Dari
Mientras pensaba estas líneas se me cruzaban imágenes y palabras a borbotones; eso generalmente me sucede cuando me planteo escribir sobre alguien que quise y quiero en extremo y esto sólo me ocurre cuando versa sobre seres excepcionales, sobre ejemplos de la especie humana que vinieron a este mundo a vivirlo en sentido completo y auténtico.
Es que escribir sobre Dari Mendiondo, “el brasilero” o sencillamente “El Dari”, es hacerlo en memoria de alguien que encumbra el pico más alto el vocablo compañero, en lo que me atañe además, un amigo entrañable y por tanto las palabras a elegir nunca me son suficientes, las oraciones nunca me parecen alcanzar la aptitud necesaria y los párrafos no conforman lo que quiere decir el alma.

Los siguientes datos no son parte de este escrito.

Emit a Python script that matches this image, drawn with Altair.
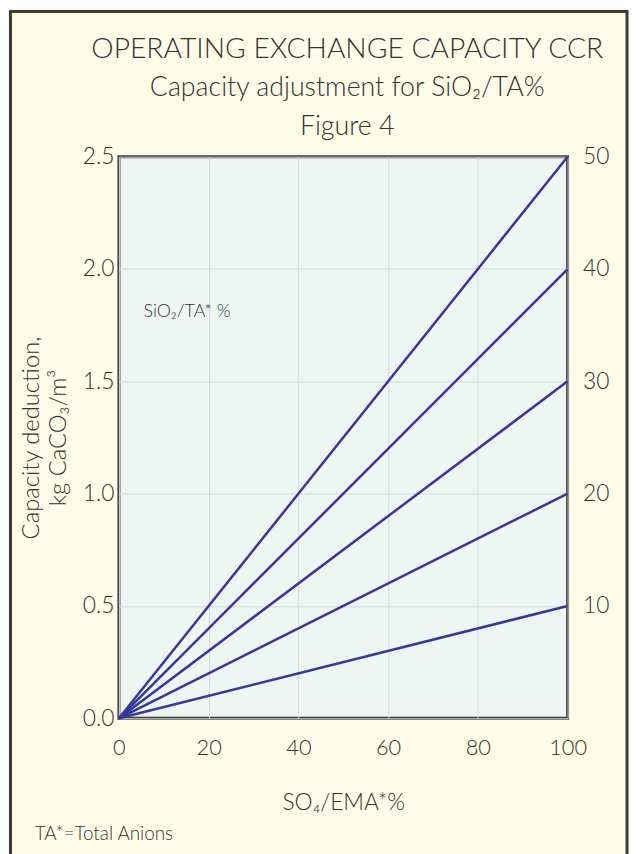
import altair as alt
import pandas as pd

# ---- data ----
so4_range = [0, 100]                      # SO4/EMA*% at the two ends of each line
sio2_pct = [10, 20, 30, 40, 50]           # SiO2/TA* % (right axis labels / series)
deduction_at_100 = [0.5, 1.0, 1.5, 2.0, 2.5]  # capacity deduction at SO4/EMA = 100 %
deduction_at_0 = [0.0, 0.0, 0.0, 0.0, 0.0]
x_ticks = [0, 20, 40, 60, 80, 100]
y_ticks = [0.0, 0.5, 1.0, 1.5, 2.0, 2.5]

rows = []
for s, d0, d1 in zip(sio2_pct, deduction_at_0, deduction_at_100):
    rows.append({"series": s, "so4": so4_range[0], "deduction": d0})
    rows.append({"series": s, "so4": so4_range[1], "deduction": d1})
df = pd.DataFrame(rows)
df_right = pd.DataFrame({"so4": [100] * len(sio2_pct), "pct": sio2_pct})
df_label = pd.DataFrame({"so4": [5.5], "deduction": [1.81], "txt": ["SiO₂/TA* %"]})
df_one = pd.DataFrame({"a": [0]})

FONT = "Lato"
W = 300
TXT = "#333333"
LINE = "#35379a"

xscale = alt.Scale(domain=[0, 100], nice=False)
yscale = alt.Scale(domain=[0, 2.5], nice=False)

lines = alt.Chart(df).mark_line(color=LINE, strokeWidth=2.5).encode(
    x=alt.X("so4:Q", scale=xscale,
            axis=alt.Axis(values=x_ticks, title="SO₄/EMA*%", format="d",
                          labelFontSize=22, labelPadding=20, titleFontSize=23,
                          titlePadding=33, titleFontWeight=W, labelFontWeight=W,
                          labelFlush=False,
                          grid=True, gridColor="#d3d8dc", gridWidth=1,
                          domain=False, ticks=False)),
    y=alt.Y("deduction:Q", scale=yscale,
            axis=alt.Axis(values=y_ticks, format=".1f",
                          title=["Capacity deduction,", "kg CaCO₃/m³"],
                          labelFontSize=23, labelPadding=5, titleFontSize=24,
                          titleFontWeight=W, labelFontWeight=W,
                          titleLineHeight=27,
                          titlePadding=12, labelFlush=False,
                          grid=True, gridColor="#d3d8dc", gridWidth=1,
                          domain=False, ticks=False)),
    detail="series:N",
)

label = alt.Chart(df_label).mark_text(
    align="left", baseline="middle", fontSize=18, font=FONT, fontWeight=W, color=TXT
).encode(x="so4:Q", y="deduction:Q", text="txt:N")

left_group = alt.layer(lines, label)

right = alt.Chart(df_right).mark_point(opacity=0).encode(
    x=alt.X("so4:Q", scale=xscale),
    y=alt.Y("pct:Q", scale=alt.Scale(domain=[0, 50], nice=False),
            axis=alt.Axis(orient="right", values=sio2_pct, title=None,
                          labelFontSize=23, labelPadding=15, grid=False,
                          labelFontWeight=W,
                          domain=False, ticks=False)),
)

border = alt.Chart(df_one).mark_rect(
    fill="transparent", stroke="#3b3b3b", strokeWidth=3
).encode(
    x=alt.value(-109.5), x2=alt.value(513), y=alt.value(-146.5), y2=alt.value(720)
)

footnote = alt.Chart(df_one).mark_text(
    align="left", baseline="middle", fontSize=19, font=FONT, fontWeight=W, color=TXT
).encode(x=alt.value(-85), y=alt.value(684), text=alt.value("TA*=Total Anions"))

chart = alt.layer(border, left_group, right, footnote).resolve_scale(
    y="independent"
).properties(
    width=453,
    height=567,
    autosize=alt.AutoSizeParams(type="none"),
    padding={"left": 112, "top": 146, "right": 62, "bottom": 145},
    background="#fffce8",
    title=alt.TitleParams(
        text="OPERATING EXCHANGE CAPACITY CCR",
        subtitle=["Capacity adjustment for SiO₂/TA%", "Figure 4"],
        anchor="middle",
        fontSize=28.5, fontWeight=W, font=FONT, color=TXT,
        subtitleFontSize=27, subtitleFont=FONT, subtitleColor=TXT,
        subtitleFontWeight=W,
        subtitleLineHeight=39, subtitlePadding=12, offset=-131, dx=4,
    ),
).configure_view(
    fill="#eef5f2", stroke="#3b3b3b", strokeWidth=3
).configure_axis(
    labelFont=FONT, titleFont=FONT, labelColor=TXT, titleColor=TXT
)

chart.save("out.html", embed_options={"renderer": "svg", "actions": False})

La primera vez que tuve contacto con él fue hace 35 años, en los tiempos de la apertura democrática, cuando todos los días había que empujar con la punta del zapato un poco más las puertas de las libertades que aún estaban entreabiertas y las sombras acechaban.

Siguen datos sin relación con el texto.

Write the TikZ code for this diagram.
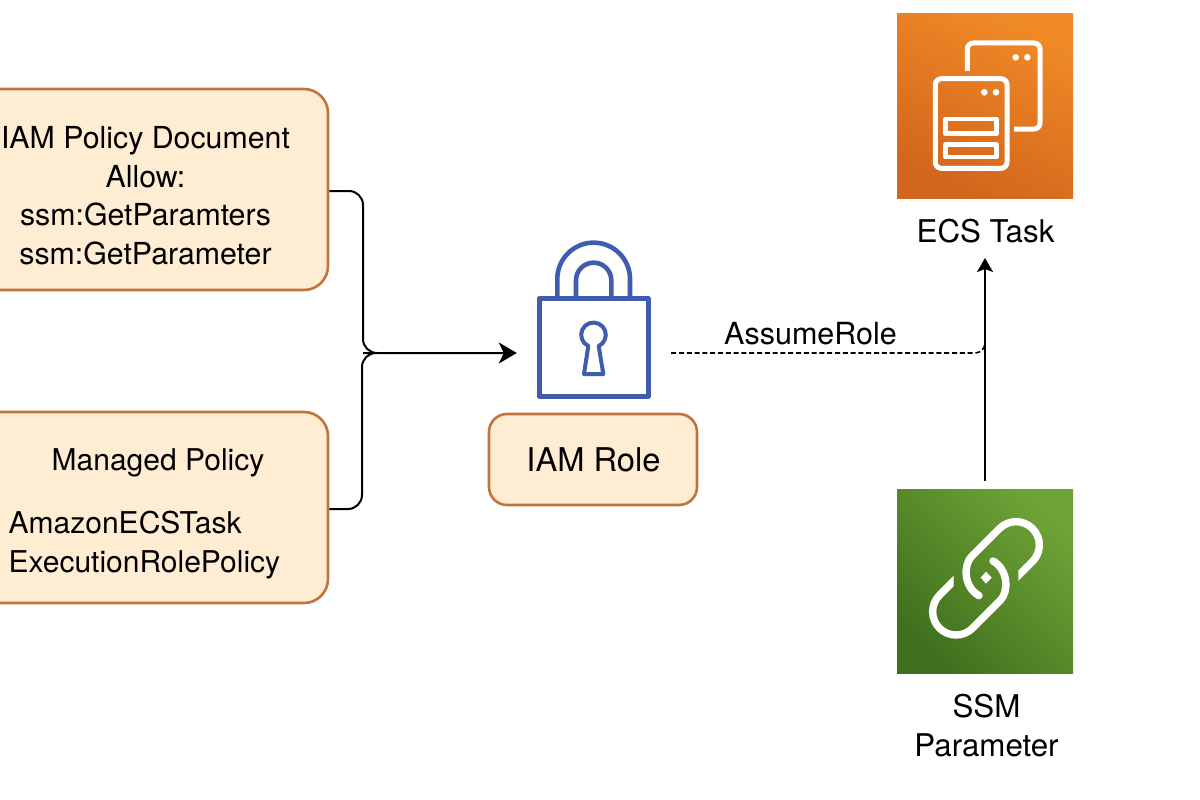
\documentclass[tikz,border=0pt]{standalone}
\usepackage{fontspec}
\setmainfont{TeX Gyre Heros}
\usetikzlibrary{arrows.meta}
\definecolor{boxfill}{HTML}{FFEDD3}
\definecolor{boxline}{HTML}{C0743C}
\definecolor{lockblue}{HTML}{3F5CAE}
\definecolor{orangeA}{HTML}{EF8A27}
\definecolor{orangeB}{HTML}{D2651C}
\definecolor{greenA}{HTML}{6FA236}
\definecolor{greenB}{HTML}{3F701E}
\tikzset{
  policybox/.style={draw=boxline,fill=boxfill,line width=2.6pt,rounded corners=24pt,inner sep=0pt},
  lbl/.style={font=\fontsize{30}{38.5}\selectfont,text=black,inner sep=0pt,align=center},
  lockline/.style={draw=lockblue,line join=round},
  whiteline/.style={draw=white,line join=round},
  tile/.style={inner sep=0pt,minimum width=176pt},
  conn/.style={draw=black,line width=2pt,rounded corners=14pt},
  tipbig/.style={-{Stealth[length=18pt,width=21pt,inset=5pt]}},
  tipsmall/.style={-{Stealth[length=14pt,width=16pt,inset=3pt]}},
}
\begin{document}
\begin{tikzpicture}[x=1pt,y=-1pt]
\useasboundingbox (0,0) rectangle (1200,800);
\fill[white] (0,0) rectangle (1200,800);
% policy boxes
\node[policybox,minimum width=364pt,minimum height=201pt] (pdoc) at (146,189.5) {};
\node[lbl,font=\fontsize{30.3}{38.5}\selectfont] (pdoctext) at (145.5,195.5) {IAM Policy Document\\Allow:\\ssm:GetParamters\\ssm:GetParameter};
\node[policybox,minimum width=364pt,minimum height=191pt] (pman) at (146,507.5) {};
\node[lbl] (pmantitle) at (158,463) {Managed Policy};
\node[lbl,align=left,anchor=west] (pmantext) at (8.5,545) {AmazonECSTask\\ExecutionRolePolicy};
% role
\node[policybox,rounded corners=18pt,minimum width=208pt,minimum height=91pt] (role) at (593,459.5) {};
\node[lbl,font=\fontsize{32.7}{38}\selectfont] (roletext) at (593.5,460) {IAM Role};
% lock
\node[minimum width=154pt,minimum height=110pt,inner sep=0pt] (lock) at (594,353) {};
\draw[lockline,line width=5pt] (539.3,298.3) rectangle (648,396);
\draw[lockline,line width=4.6pt] (557.3,298.3) -- (557.3,279) arc[start angle=180,end angle=360,radius=36.35] -- (630,298.3);
\draw[lockline,line width=4.6pt] (576,298.3) -- (576,280.3) arc[start angle=180,end angle=360,radius=17.65] -- (611.3,298.3);
\draw[lockline,line width=4pt] (588.3,346) arc[start angle=115,end angle=425,radius=12.3] -- (603.3,374) -- (584,374) -- cycle;
% ECS tile
\node[tile,minimum height=184pt,top color=orangeA,bottom color=orangeB,shading angle=-25] (ecs) at (985,106) {};
\node[lbl,font=\fontsize{31.3}{38}\selectfont] (ecstext) at (985.5,231) {ECS Task};
\draw[whiteline,line width=5pt] (967.3,71) -- (967.3,49) arc[start angle=180,end angle=270,radius=6] -- (1034,43) arc[start angle=270,end angle=360,radius=6] -- (1040,123) arc[start angle=0,end angle=90,radius=6] -- (1014,129);
\draw[whiteline,line width=5pt,rounded corners=6pt] (935.3,78.7) rectangle (1007,168.3);
\draw[whiteline,line width=4.6pt] (945.7,119) rectangle (996.7,133.7);
\draw[whiteline,line width=4.6pt] (945.7,144.7) rectangle (996.7,157);
\foreach \dx/\dy in {984.3/92.3,996/92.3,1015.7/57.3,1027.3/57.3}
  \fill[white] (\dx,\dy) circle[radius=3.3];
% SSM tile
\node[tile,minimum height=184pt,top color=greenA,bottom color=greenB,shading angle=-45] (ssm) at (985,581.5) {};
\node[lbl,font=\fontsize{31.3}{39}\selectfont] (ssmtext) at (986.5,725.5) {SSM\\Parameter};
\begin{scope}[shift={(880,480)},scale=1/3]
  \foreach \ang in {0,180} {
    \begin{scope}[rotate around={\ang:(318,295)},even odd rule]
      \clip (-200,-200) rectangle (800,800) (385,265) rectangle (415,325);
      \draw[whiteline,line width=7.4pt,line cap=round] (398,304) -- (457.5,244.5) arc[start angle=45,end angle=-135,radius=70] -- (275,229) .. controls (250,254) and (250,320) .. (297,347);
    \end{scope}
  }
  \fill[white] (318,275) -- (335,293) -- (318,311) -- (302,293) -- cycle;
\end{scope}
% connectors
\coordinate (jn) at (363,353);
\coordinate (ecstip) at (985,258);
\draw[conn,tipbig] ([yshift=-1.5pt]pdoc.east) -| (jn) -- (lock.west);
\draw[conn] ([yshift=-1.5pt]pman.east) -| (362,353) -- (jn);
\draw[conn,tipsmall,rounded corners=0pt,shorten <=8pt] (ssm.north) -- (ecstip);
\draw[draw=black,line width=1.6pt,dash pattern=on 5pt off 2.8pt,rounded corners=10pt] (lock.east) -- (985,353) -- (985,340);
\node[lbl,font=\fontsize{30.5}{36}\selectfont] (assume) at (810.5,334) {AssumeRole};
\end{tikzpicture}
\end{document}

Fue por aquel entonces, en que todos los días iba conociendo a legendarios dirigentes comunistas, y eso no dependía de sus edades sino de sus hazañas.

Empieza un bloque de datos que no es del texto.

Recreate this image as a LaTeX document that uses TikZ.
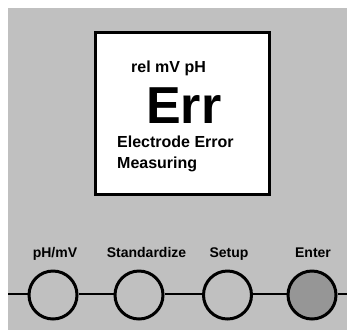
\documentclass[tikz,border=0pt]{standalone}
\usepackage{fontspec}
\setmainfont{Liberation Sans}
\begin{document}
\begin{tikzpicture}[x=1pt,y=-1pt,
  lcd/.style={font=\bfseries\fontsize{16}{19}\selectfont, inner sep=0pt, anchor=base west},
  keylabel/.style={font=\bfseries\fontsize{14}{17}\selectfont, inner sep=0pt, anchor=base},
  key/.style={circle, draw=black, line width=3pt, minimum size=48pt, inner sep=0pt, fill=panel},
  wire/.style={draw=black, line width=2pt}]
\definecolor{panel}{HTML}{C0C0C0}
\definecolor{keyon}{HTML}{969696}
\useasboundingbox (0,0) rectangle (347,330);
\fill[white] (0,0) rectangle (347,330);
\fill[panel] (8,8) rectangle (347,330);
% display
\node[draw=black, line width=2.5pt, fill=white, minimum width=174pt, minimum height=162pt, inner sep=0pt, anchor=north west] (disp) at (94,31) {};
\node[lcd] (units) at (131,72) {rel mV pH};
\node[lcd, font=\bfseries\fontsize{52}{60}\selectfont] (err) at (146,123) {Err};
\node[lcd] (msg1) at (117,147) {Electrode Error};
\node[lcd] (msg2) at (117,168) {Measuring};
% keys
\coordinate (lstart) at (8,294);
\coordinate (lend) at (347,294);
\node[key] (k1) at (53,295) {};
\node[key] (k2) at (139,295) {};
\node[key] (k3) at (227.5,295) {};
\node[key, fill=keyon] (k4) at (312,295) {};
\draw[wire] (lstart) -- (k1.west |- lstart);
\draw[wire] (k1.east |- lstart) -- (k2.west |- lstart);
\draw[wire] (k2.east |- lstart) -- (k3.west |- lstart);
\draw[wire] (k3.east |- lstart) -- (k4.west |- lstart);
\draw[wire] (k4.east |- lstart) -- (lend);
\node[keylabel] (t1) at (55,257) {pH/mV};
\node[keylabel] (t2) at (146.5,257) {Standardize};
\node[keylabel] (t3) at (229,257) {Setup};
\node[keylabel] (t4) at (313,257) {Enter};
\end{tikzpicture}
\end{document}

En el caso de Dari, mi primer contacto con su existencia fue a través de su voz, de su palabra apasionada, de su discurso de sostenido barítono estilo que mantuvo hasta el final.
Les admito que mientras cruzaba la plaza Matriz con mis estrenados 18 años la frecuencia de su palabra me sobresaltó, y a tal punto fue mi agitación que me preocupé por si en aquel local del partido comunista, lindero a la Catedral metropolitana, podía estar sucediendo algo grave, ya que lo grave parecía no dejar nunca de ser moneda cotidiana. Sin embargo, después de apresurar el paso, advertí que se trataba del entusiasmo y ardor que surgía de las entrañas de un hombre menudo, de vestir sencillo, cincuentón o por ahí, que finalizado el discurso exhibía una sonrisa amplia bordeada por unos bigotes que para mí eran bien de tango. Ese era el Dari.
El mismo que había renunciado a la función pública de ferroviario mucho antes del Golpe, de la clandestinidad y la cárcel, para dedicarse de lleno a la labor revolucionaria y eso implicaba -y no en sentido figurado- veinticuatro horas diarias y todos los días del año.
El Dari, el que se reinventaba y siempre actuaba con esperanza, se trataba de un ser casi único, y creo no equivocarme si digo que fue la persona más optimista que hasta ahora he conocido y lo era a pesar de los dolores que sobrellevaba. Recuerdo un día que me dijo: “Ismael, después de haber perdido a un hijo, de comerme una década en la cana y que se me haya caído la Unión Soviética y el socialismo. ¿que más?”
Años después, cuando habían pasado muchas tempestades, me lo reencuentro en un congreso del Nuevo Espacio, también desde una tribuna convocando a la causa de la reunificación de la izquierda y el progresismo para salvar a la patria de los estragos del mercantilismo liberal. También allí sus palabras me volvieron a dar ánimo, a tal punto que me sublevaron, como lo harían en este instante, cuando con potencia nos convocaba “a abrazar la bandera que lleva la rosa roja de la revolución”.
Dari Mendiondo es para mí uno de los pocos hombres buenos que conocí y ser un hombre bueno en este mundo salvaje y prosaico es ser revolucionario.
Dari, querido amigo, ya ha pasado un año y mucho te extraño. Hoy en estos tiempos lóbregos, donde estamos en la retranca, resistiendo a los ponchazos, haces falta. Hace falta tu humanidad, tu inteligencia política, tu visión estratégica, tu palabra, tu accionar incansable y sobre todo tu ternura para cambiar las circunstancias.